- [Requirement] Omit every picture, and retype the lines that run from the beginning of the data below through the line containing "494, 544, 589];", inclusive.

(Data items)
<<<<
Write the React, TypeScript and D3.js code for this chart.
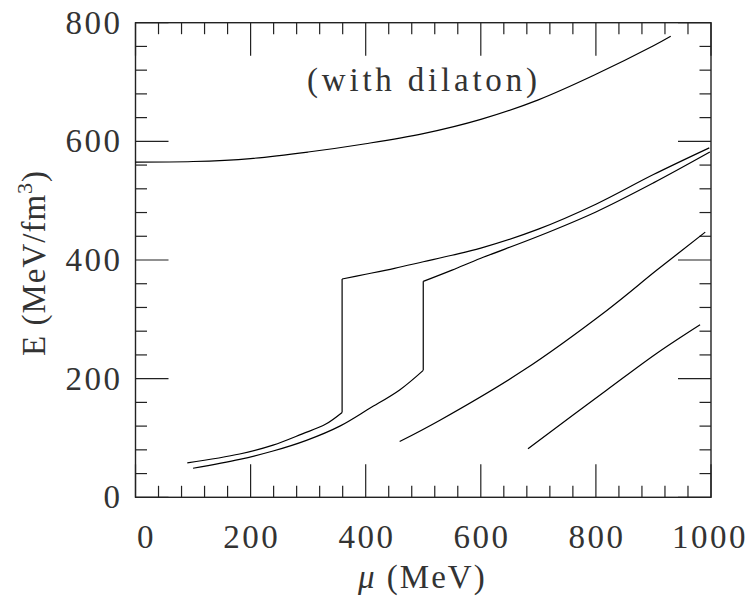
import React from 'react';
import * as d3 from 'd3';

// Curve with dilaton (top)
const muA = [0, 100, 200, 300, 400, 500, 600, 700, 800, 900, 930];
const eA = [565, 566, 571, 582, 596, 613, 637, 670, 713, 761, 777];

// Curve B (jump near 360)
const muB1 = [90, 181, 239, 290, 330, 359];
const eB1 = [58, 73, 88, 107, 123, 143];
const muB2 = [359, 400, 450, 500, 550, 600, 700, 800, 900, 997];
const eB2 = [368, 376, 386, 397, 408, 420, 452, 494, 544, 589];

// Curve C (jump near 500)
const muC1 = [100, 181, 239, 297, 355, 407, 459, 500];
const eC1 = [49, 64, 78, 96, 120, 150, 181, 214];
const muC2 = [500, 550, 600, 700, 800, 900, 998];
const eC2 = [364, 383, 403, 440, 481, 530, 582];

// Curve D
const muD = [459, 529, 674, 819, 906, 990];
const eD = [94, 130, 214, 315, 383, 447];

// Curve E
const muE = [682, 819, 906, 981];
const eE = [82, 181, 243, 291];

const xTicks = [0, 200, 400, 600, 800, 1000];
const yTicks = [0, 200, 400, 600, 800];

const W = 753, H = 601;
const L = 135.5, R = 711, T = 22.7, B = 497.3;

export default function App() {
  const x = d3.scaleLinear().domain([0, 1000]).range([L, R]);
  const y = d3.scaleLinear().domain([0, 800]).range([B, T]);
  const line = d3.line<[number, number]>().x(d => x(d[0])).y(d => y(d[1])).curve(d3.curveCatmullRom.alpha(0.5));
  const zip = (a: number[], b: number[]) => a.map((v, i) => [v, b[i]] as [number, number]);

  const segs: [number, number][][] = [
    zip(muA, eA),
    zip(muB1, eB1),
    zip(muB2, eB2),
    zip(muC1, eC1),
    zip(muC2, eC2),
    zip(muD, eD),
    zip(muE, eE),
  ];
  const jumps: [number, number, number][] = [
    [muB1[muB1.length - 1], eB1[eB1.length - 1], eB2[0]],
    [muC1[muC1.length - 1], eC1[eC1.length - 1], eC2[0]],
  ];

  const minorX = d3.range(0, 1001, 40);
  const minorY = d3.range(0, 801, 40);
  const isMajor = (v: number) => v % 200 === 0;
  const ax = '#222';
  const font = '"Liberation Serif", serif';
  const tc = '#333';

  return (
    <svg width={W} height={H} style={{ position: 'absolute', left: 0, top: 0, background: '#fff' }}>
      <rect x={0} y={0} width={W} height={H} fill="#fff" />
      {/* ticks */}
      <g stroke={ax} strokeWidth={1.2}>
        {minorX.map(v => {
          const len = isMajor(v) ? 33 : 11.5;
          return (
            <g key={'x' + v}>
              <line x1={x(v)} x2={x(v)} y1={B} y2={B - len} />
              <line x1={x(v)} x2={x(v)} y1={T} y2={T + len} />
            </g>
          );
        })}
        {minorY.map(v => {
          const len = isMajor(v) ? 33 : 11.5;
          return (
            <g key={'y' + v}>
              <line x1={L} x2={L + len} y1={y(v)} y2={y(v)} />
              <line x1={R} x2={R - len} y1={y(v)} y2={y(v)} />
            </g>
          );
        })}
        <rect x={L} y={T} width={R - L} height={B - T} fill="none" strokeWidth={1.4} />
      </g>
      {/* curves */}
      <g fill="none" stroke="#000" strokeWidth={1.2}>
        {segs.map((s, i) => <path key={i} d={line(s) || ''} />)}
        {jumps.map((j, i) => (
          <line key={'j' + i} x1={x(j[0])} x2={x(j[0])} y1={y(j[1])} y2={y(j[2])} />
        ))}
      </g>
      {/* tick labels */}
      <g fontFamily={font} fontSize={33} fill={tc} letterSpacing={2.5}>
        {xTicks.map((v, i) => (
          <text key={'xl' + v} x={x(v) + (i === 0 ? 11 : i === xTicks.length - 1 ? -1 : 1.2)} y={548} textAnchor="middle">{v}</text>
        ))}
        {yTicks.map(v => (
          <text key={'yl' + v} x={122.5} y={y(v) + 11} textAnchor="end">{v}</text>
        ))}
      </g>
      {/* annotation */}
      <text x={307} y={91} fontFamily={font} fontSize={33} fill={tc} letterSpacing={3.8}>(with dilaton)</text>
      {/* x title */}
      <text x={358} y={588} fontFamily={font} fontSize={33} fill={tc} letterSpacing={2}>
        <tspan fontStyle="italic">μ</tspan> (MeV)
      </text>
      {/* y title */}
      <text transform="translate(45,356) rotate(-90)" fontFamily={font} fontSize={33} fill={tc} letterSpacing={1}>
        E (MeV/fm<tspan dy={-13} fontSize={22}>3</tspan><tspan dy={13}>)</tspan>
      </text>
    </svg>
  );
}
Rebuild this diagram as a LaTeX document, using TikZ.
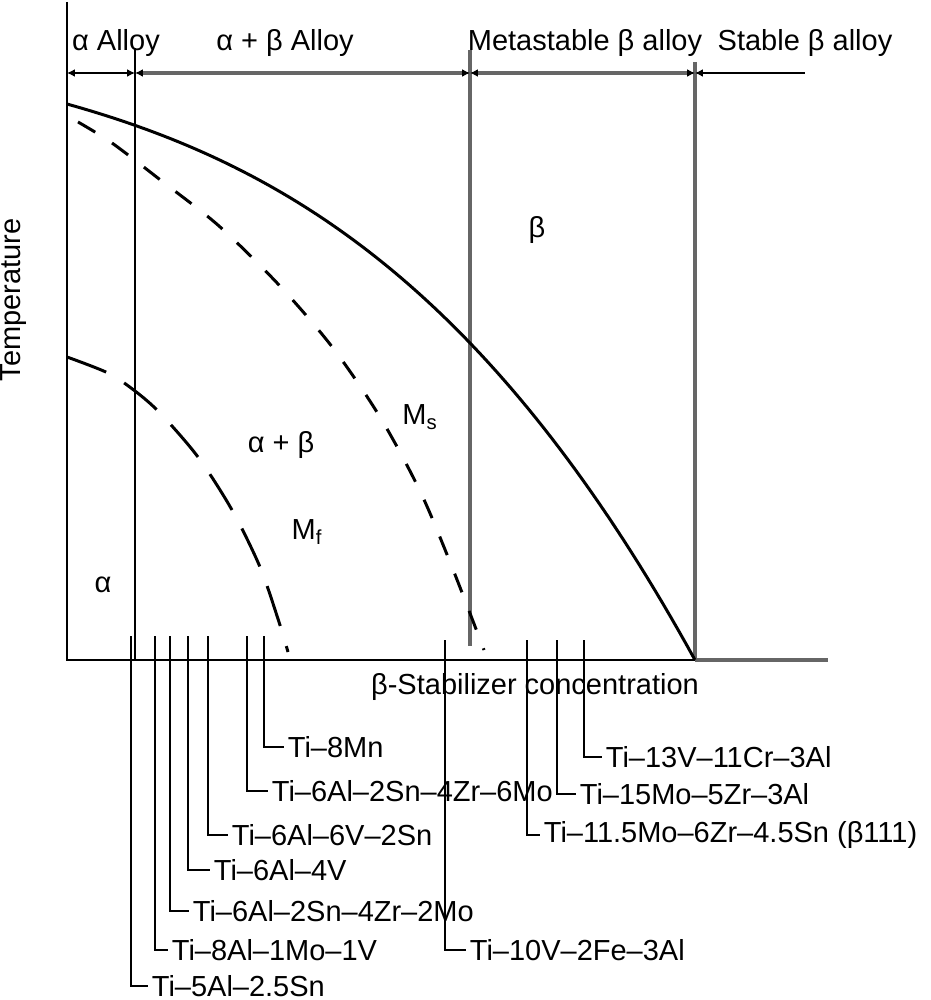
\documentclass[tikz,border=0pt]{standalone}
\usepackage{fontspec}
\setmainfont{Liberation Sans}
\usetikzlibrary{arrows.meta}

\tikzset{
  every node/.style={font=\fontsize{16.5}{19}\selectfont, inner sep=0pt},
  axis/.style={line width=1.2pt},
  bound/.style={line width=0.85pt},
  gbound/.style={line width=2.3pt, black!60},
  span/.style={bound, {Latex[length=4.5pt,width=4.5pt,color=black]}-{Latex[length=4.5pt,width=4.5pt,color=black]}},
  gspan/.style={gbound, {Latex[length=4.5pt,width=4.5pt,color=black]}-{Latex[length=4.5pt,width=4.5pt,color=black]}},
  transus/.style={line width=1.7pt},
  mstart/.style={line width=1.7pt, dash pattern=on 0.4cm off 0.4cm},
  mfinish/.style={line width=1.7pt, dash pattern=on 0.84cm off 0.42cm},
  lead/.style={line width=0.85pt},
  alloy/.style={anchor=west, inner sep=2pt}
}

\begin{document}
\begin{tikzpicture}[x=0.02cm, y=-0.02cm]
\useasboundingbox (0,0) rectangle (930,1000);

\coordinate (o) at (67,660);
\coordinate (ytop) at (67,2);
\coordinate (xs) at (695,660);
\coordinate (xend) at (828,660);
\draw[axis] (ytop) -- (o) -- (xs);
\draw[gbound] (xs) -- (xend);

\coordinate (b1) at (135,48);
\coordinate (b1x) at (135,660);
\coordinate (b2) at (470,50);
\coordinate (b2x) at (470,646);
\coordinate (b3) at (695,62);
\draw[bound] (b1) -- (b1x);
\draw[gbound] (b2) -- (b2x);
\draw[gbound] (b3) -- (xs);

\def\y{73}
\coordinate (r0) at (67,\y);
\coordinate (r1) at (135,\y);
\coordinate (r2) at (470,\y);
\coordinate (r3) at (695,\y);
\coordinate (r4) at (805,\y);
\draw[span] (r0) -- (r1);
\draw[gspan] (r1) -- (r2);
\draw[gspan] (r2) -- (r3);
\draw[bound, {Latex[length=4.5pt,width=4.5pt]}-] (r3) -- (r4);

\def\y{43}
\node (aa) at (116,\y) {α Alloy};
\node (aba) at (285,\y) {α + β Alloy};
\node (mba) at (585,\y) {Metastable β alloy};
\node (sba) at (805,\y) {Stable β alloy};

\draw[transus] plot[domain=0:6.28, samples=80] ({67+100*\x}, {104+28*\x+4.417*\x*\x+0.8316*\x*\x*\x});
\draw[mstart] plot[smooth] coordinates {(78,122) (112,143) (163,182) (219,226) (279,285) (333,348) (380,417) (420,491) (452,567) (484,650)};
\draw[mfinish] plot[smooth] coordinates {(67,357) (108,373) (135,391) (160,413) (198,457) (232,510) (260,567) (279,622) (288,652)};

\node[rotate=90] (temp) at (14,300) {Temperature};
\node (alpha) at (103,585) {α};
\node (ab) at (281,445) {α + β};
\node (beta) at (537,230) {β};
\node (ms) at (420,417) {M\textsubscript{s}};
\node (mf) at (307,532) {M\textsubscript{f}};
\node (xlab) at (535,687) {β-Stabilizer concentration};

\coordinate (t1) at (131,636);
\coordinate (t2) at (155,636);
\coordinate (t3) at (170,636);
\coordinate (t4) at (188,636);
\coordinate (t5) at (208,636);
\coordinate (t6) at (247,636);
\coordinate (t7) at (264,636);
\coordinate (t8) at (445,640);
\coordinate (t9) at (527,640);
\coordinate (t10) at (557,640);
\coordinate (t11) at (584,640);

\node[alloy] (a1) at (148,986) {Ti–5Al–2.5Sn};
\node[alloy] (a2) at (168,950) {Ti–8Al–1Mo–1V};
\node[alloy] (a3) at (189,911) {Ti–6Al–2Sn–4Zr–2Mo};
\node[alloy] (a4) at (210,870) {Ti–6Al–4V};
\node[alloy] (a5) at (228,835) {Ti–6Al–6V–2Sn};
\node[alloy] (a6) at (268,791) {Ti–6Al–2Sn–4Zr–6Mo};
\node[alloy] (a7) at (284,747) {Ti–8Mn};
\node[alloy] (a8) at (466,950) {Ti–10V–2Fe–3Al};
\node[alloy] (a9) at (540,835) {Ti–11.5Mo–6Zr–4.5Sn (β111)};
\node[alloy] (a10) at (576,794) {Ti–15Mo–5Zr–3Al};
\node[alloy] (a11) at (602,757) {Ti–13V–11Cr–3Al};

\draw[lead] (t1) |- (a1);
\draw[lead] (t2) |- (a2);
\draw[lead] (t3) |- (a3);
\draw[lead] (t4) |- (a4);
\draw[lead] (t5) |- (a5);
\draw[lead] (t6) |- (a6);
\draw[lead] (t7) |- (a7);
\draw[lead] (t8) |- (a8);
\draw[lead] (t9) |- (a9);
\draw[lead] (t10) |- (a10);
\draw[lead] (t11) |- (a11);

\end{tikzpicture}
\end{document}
>>>>
- [Answer to this exercise]
Write the React, TypeScript and D3.js code for this chart.
import React from 'react';
import * as d3 from 'd3';

// Curve with dilaton (top)
const muA = [0, 100, 200, 300, 400, 500, 600, 700, 800, 900, 930];
const eA = [565, 566, 571, 582, 596, 613, 637, 670, 713, 761, 777];

// Curve B (jump near 360)
const muB1 = [90, 181, 239, 290, 330, 359];
const eB1 = [58, 73, 88, 107, 123, 143];
const muB2 = [359, 400, 450, 500, 550, 600, 700, 800, 900, 997];
const eB2 = [368, 376, 386, 397, 408, 420, 452, 494, 544, 589];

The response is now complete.